Begin Records provided

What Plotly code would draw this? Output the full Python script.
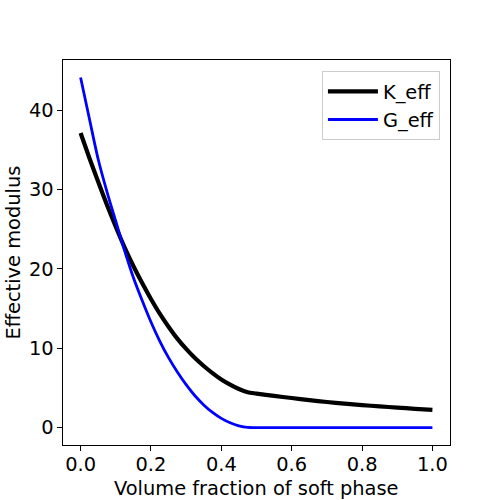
import plotly.graph_objects as go

# Volume fraction of soft phase
phi = [0.0, 0.025, 0.05, 0.075, 0.1, 0.125, 0.15, 0.175, 0.2, 0.225, 0.25,
       0.275, 0.3, 0.325, 0.35, 0.375, 0.4, 0.425, 0.45, 0.475, 0.5, 0.55,
       0.6, 0.65, 0.7, 0.75, 0.8, 0.85, 0.9, 0.95, 1.0]

K_eff = [37.1, 33.95, 30.95, 28.05, 25.3, 22.7, 20.35, 18.2, 16.2, 14.35, 12.7,
         11.2, 9.9, 8.75, 7.75, 6.85, 6.05, 5.4, 4.85, 4.45, 4.28, 3.98,
         3.72, 3.45, 3.22, 3.01, 2.83, 2.66, 2.51, 2.36, 2.22]

G_eff = [44.1, 38.9, 33.8, 29.7, 26.0, 22.3, 18.9, 16.0, 13.3, 10.9, 8.8,
         7.0, 5.4, 4.0, 2.85, 1.9, 1.15, 0.6, 0.22, 0.02, 0.0, 0.0,
         0.0, 0.0, 0.0, 0.0, 0.0, 0.0, 0.0, 0.0, 0.0]

x_title = "Volume fraction of soft phase"
y_title = "Effective modulus"

FONT = "DejaVu Sans"
FS = 19.4

fig = go.Figure()
fig.add_trace(go.Scatter(x=phi, y=K_eff, mode="lines", name="K_eff",
                         line=dict(color="black", width=4.2, shape="spline", smoothing=0.8)))
fig.add_trace(go.Scatter(x=phi, y=G_eff, mode="lines", name="G_eff",
                         line=dict(color="blue", width=2.8, shape="spline", smoothing=0.8)))

axis_common = dict(
    showgrid=False, zeroline=False, showline=True, mirror=True,
    linecolor="black", linewidth=1.1, ticks="outside", ticklen=4.5,
    tickcolor="black", tickwidth=1.1, automargin=False,
    tickfont=dict(family=FONT, size=FS, color="black"),
)

fig.update_layout(
    width=500, height=500,
    margin=dict(l=62.5, r=50, t=60, b=55),
    paper_bgcolor="white", plot_bgcolor="white",
    font=dict(family=FONT, size=FS, color="black"),
    showlegend=True,
    legend=dict(x=0.974, y=0.971, xanchor="right", yanchor="top",
                bgcolor="white", bordercolor="#cccccc", borderwidth=1,
                font=dict(family=FONT, size=FS, color="black"),
                itemwidth=50, tracegroupgap=0),
    xaxis=dict(range=[-0.05, 1.05], dtick=0.2, tick0=0, tickformat=".1f",
               ticklabelstandoff=-3, **axis_common),
    yaxis=dict(range=[-2.2, 46.3], dtick=10, tick0=0,
               **axis_common),
    annotations=[
        dict(text=x_title, xref="paper", yref="paper", x=0.5, y=-0.112,
             xanchor="center", yanchor="middle", showarrow=False,
             font=dict(family=FONT, size=FS, color="black")),
        dict(text=y_title, xref="paper", yref="paper", x=-0.129, y=0.5,
             xanchor="center", yanchor="middle", showarrow=False, textangle=-90,
             font=dict(family=FONT, size=FS, color="black")),
    ],
)

fig.write_html("out.html")
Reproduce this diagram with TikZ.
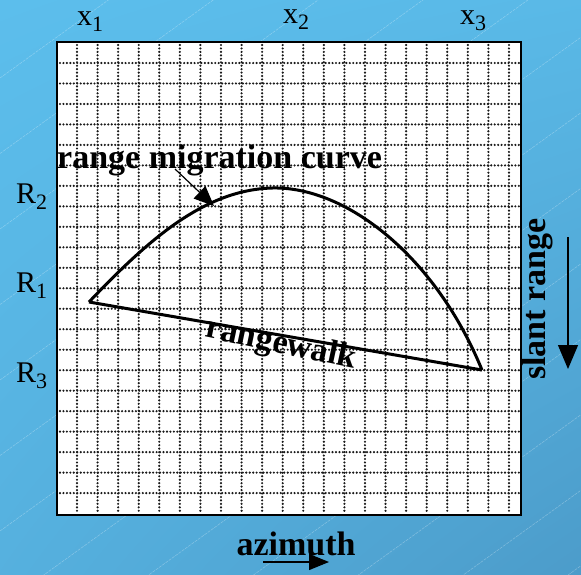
\documentclass[tikz,border=0pt]{standalone}
\usepackage{fontspec}
\setmainfont{Liberation Serif}
\usetikzlibrary{arrows.meta, shadings}
\definecolor{skyA}{RGB}{92,190,236}
\definecolor{skyB}{RGB}{76,156,202}
\newcommand{\lowidx}[1]{\raisebox{-0.22em}{\fontsize{22}{24}\selectfont #1}}
\tikzset{
    dotline/.style={black!90, line width=2.4pt, line cap=round, dash pattern=on 0pt off 3.45pt},
    axislabel/.style={font=\fontsize{30}{36}\selectfont, inner sep=0pt},
    boldlabel/.style={font=\fontsize{34}{40}\selectfont\bfseries, inner sep=0pt},
    thickcurve/.style={line width=3pt, line join=round}
}
\begin{document}
\begin{tikzpicture}[x=1pt, y=-1pt]
    \useasboundingbox (0,0) rectangle (581,574);
    % background with faint diagonal streaks
    \shade[upper left=skyA, upper right=skyA!85!skyB, lower left=skyA!60!skyB, lower right=skyB] (0,0) rectangle (581,574);
    \begin{scope}
        \clip (0,0) rectangle (581,574);
        \foreach \k in {0,...,13} {
            \draw[white, opacity=0.3, line width=0.5pt, dash pattern=on 3pt off 1pt] (0,78+75.5*\k) -- (581,78+75.5*\k-418.3);
        }
    \end{scope}
    % paper with dotted grid
    \fill[white] (57,42) rectangle (521,515);
    \foreach \i in {0,...,21} {
        \draw[dotline] (77+20.57*\i,45) -- (77+20.57*\i,513);
        \draw[dotline] (60,63+20.48*\i) -- (519,63+20.48*\i);
    }
    \draw[line width=2pt] (57,42) rectangle (521,515);
    % labels round the grid
    \node[axislabel, anchor=base west] (x1) at (77,25) {x\lowidx{1}};
    \node[axislabel, anchor=base west] (x2) at (283,23) {x\lowidx{2}};
    \node[axislabel, anchor=base west] (x3) at (460,24) {x\lowidx{3}};
    \node[axislabel, anchor=base west] (R2) at (16,203) {R\lowidx{2}};
    \node[axislabel, anchor=base west] (R1) at (16,292) {R\lowidx{1}};
    \node[axislabel, anchor=base west] (R3) at (16,382) {R\lowidx{3}};
    % migration curve and walk
    \coordinate (p1) at (89,302);
    \coordinate (peak) at (272,188);
    \coordinate (p3) at (482,370);
    \draw[thickcurve] (p1) .. controls (150,238) and (205,190) .. (peak)
        .. controls (345,186) and (435,255) .. (p3);
    \draw[thickcurve] (p1) -- (p3);
    \node[boldlabel, anchor=base west] (rmc) at (57,168) {range migration curve};
    \coordinate (rmcend) at (214,206);
    \draw[line width=1.2pt, -{Triangle[length=20pt, width=17pt]}] (175,169) -- (rmcend);
    \node[boldlabel, rotate=-12] (walk) at (281,345) {rangewalk};
    % axis directions
    \node[boldlabel, rotate=90] (slant) at (537,299) {slant range};
    \coordinate (sTop) at (568,237);
    \coordinate (sBot) at (568,369);
    \draw[line width=1.2pt, -{Triangle[length=24pt, width=20pt]}] (sTop) -- (sBot);
    \node[boldlabel, anchor=base] (azi) at (296,555) {azimuth};
    \coordinate (aLeft) at (263,562);
    \coordinate (aRight) at (329,562);
    \draw[line width=1.2pt, -{Triangle[length=20pt, width=16pt]}] (aLeft) -- (aRight);
\end{tikzpicture}
\end{document}
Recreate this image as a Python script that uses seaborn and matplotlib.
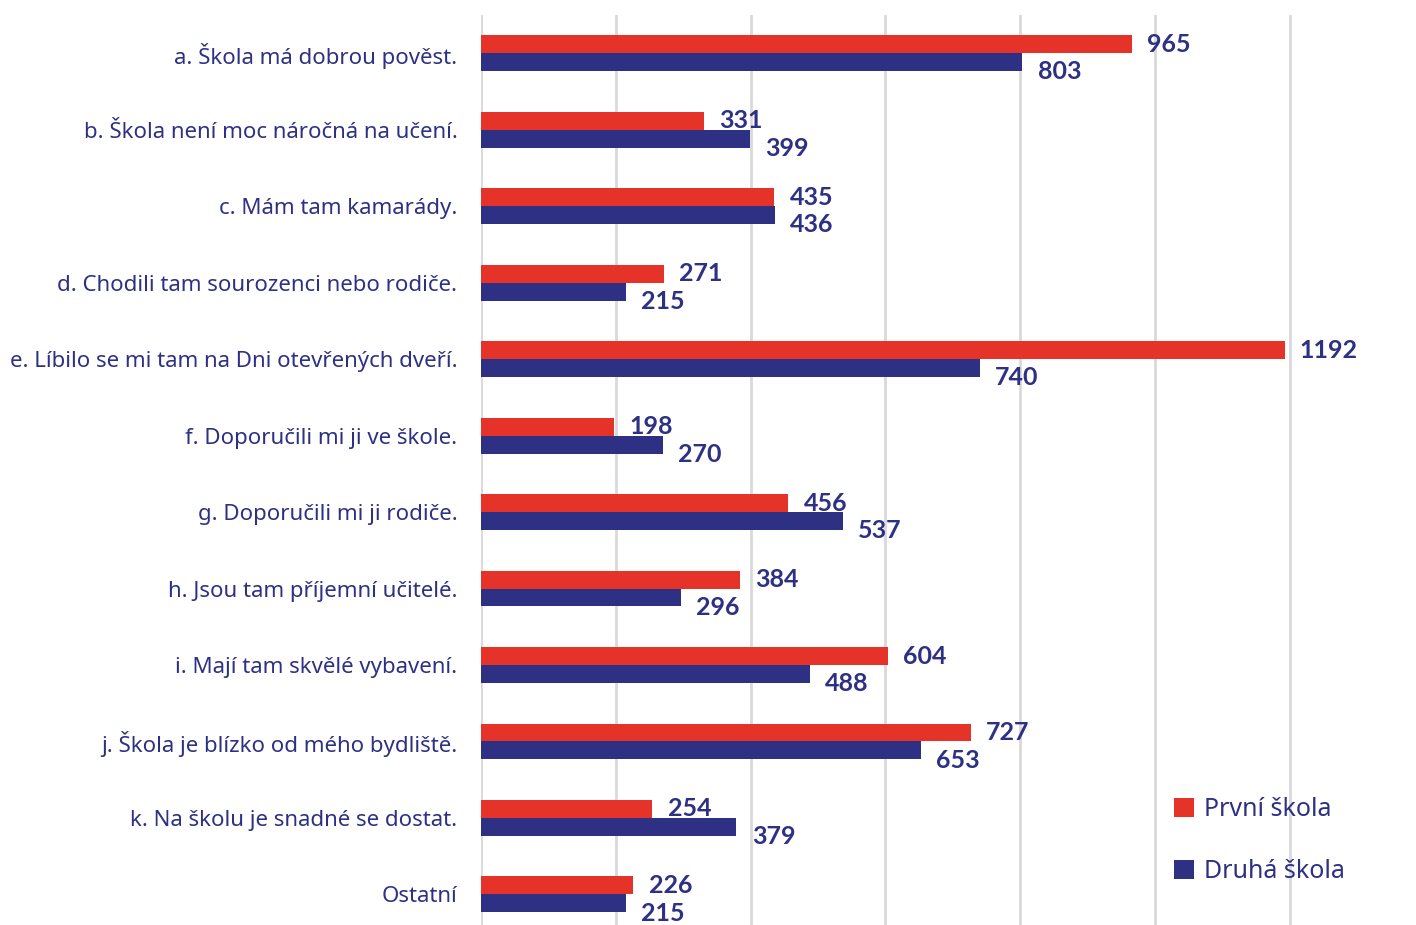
import pandas as pd
import seaborn as sns
import matplotlib.pyplot as plt

# Categories (reasons for choosing a school) and counts for each choice
categories = [
    'a. Škola má dobrou pověst.',
    'b. Škola není moc náročná na učení.',
    'c. Mám tam kamarády.',
    'd. Chodili tam sourozenci nebo rodiče.',
    'e. Líbilo se mi tam na Dni otevřených dveří.',
    'f. Doporučili mi ji ve škole.',
    'g. Doporučili mi ji rodiče.',
    'h. Jsou tam příjemní učitelé.',
    'i. Mají tam skvělé vybavení.',
    'j. Škola je blízko od mého bydliště.',
    'k. Na školu je snadné se dostat.',
    'Ostatní',
]
prvni = [965, 331, 435, 271, 1192, 198, 456, 384, 604, 727, 254, 226]
druha = [803, 399, 436, 215, 740, 270, 537, 296, 488, 653, 379, 215]
series_names = ['První škola', 'Druhá škola']

RED = '#E6332A'
NAVY = '#2E3083'

# Long form table for seaborn
df = pd.DataFrame({
    'kategorie': categories * 2,
    'pocet': prvni + druha,
    'skola': [series_names[0]] * len(categories) + [series_names[1]] * len(categories),
})

sns.set_style('white')
plt.rcParams['font.family'] = ['Noto Sans', 'DejaVu Sans']

fig = plt.figure(figsize=(14.16, 9.25), dpi=100)
ax = fig.add_axes([481 / 1416, 0.0, 1 - 481 / 1416, 1 - 15 / 925])

sns.barplot(data=df, y='kategorie', x='pocet', hue='skola', orient='h',
            palette=[RED, NAVY], width=0.47, saturation=1, linewidth=0,
            ax=ax, zorder=3)

# Value labels after each bar; second series nudged down so they don't collide
for cont, dy in zip(ax.containers, [0, -7]):
    anns = ax.bar_label(cont, padding=11, fontsize=18, fontweight='bold',
                        color=NAVY, family=['Lato', 'DejaVu Sans'])
    for a in anns:
        a.xyann = (11, dy)

ax.set_xlim(0, 1387)
ax.set_ylim(11.4, -0.5)
ax.set_xticks(range(0, 1400, 200))
ax.set_xticklabels([])
ax.xaxis.grid(True, color='#D9D9D9', linewidth=2, zorder=0)
ax.set_axisbelow(True)
ax.set_xlabel('')
ax.set_ylabel('')
for s in ax.spines.values():
    s.set_visible(False)
ax.tick_params(axis='y', length=0, pad=17, labelsize=16, labelcolor=NAVY)
ax.tick_params(axis='x', length=0)

leg = ax.legend(loc='lower right', bbox_to_anchor=(0.948, 0.02), frameon=False,
                fontsize=18, labelcolor=NAVY, handlelength=0.8, handleheight=0.8,
                handletextpad=0.4, labelspacing=1.5)

fig.savefig('out.png', dpi=100)
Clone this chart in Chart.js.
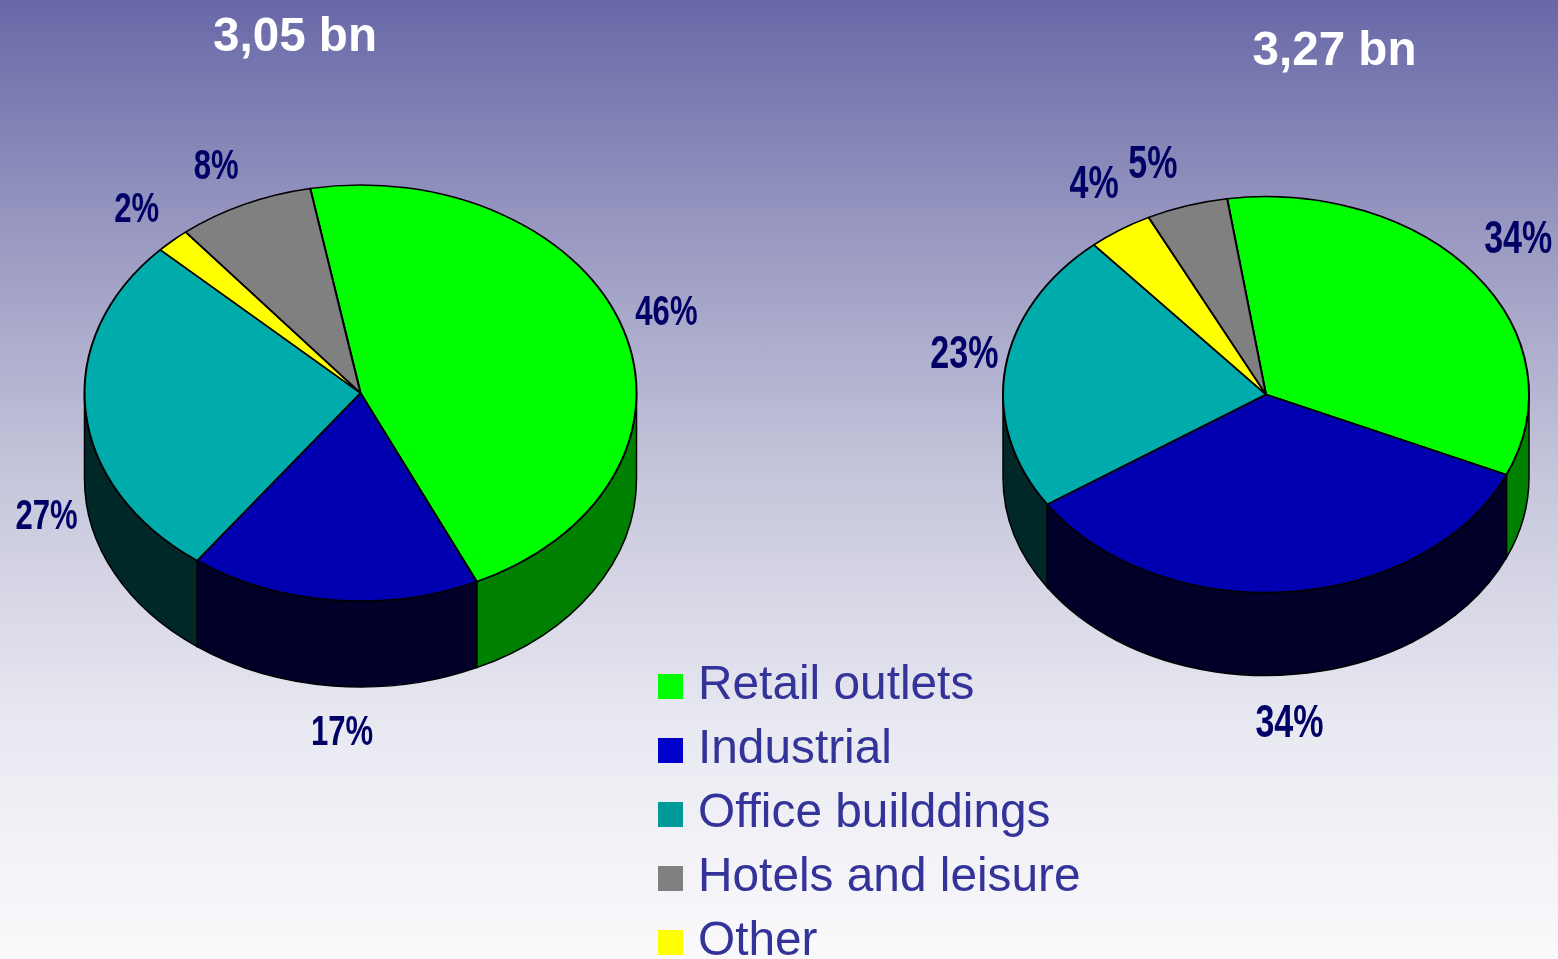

End Records provided

Both the line with "Recreate this image" and the line with "import matplotlib.pyplot as plt" belong in the copy, along with every line between them; set them down exactly and skip the pictures.

◆ Right answer
Recreate this image as a Python script that uses seaborn and matplotlib.
import pandas as pd
import seaborn as sns
import matplotlib.pyplot as plt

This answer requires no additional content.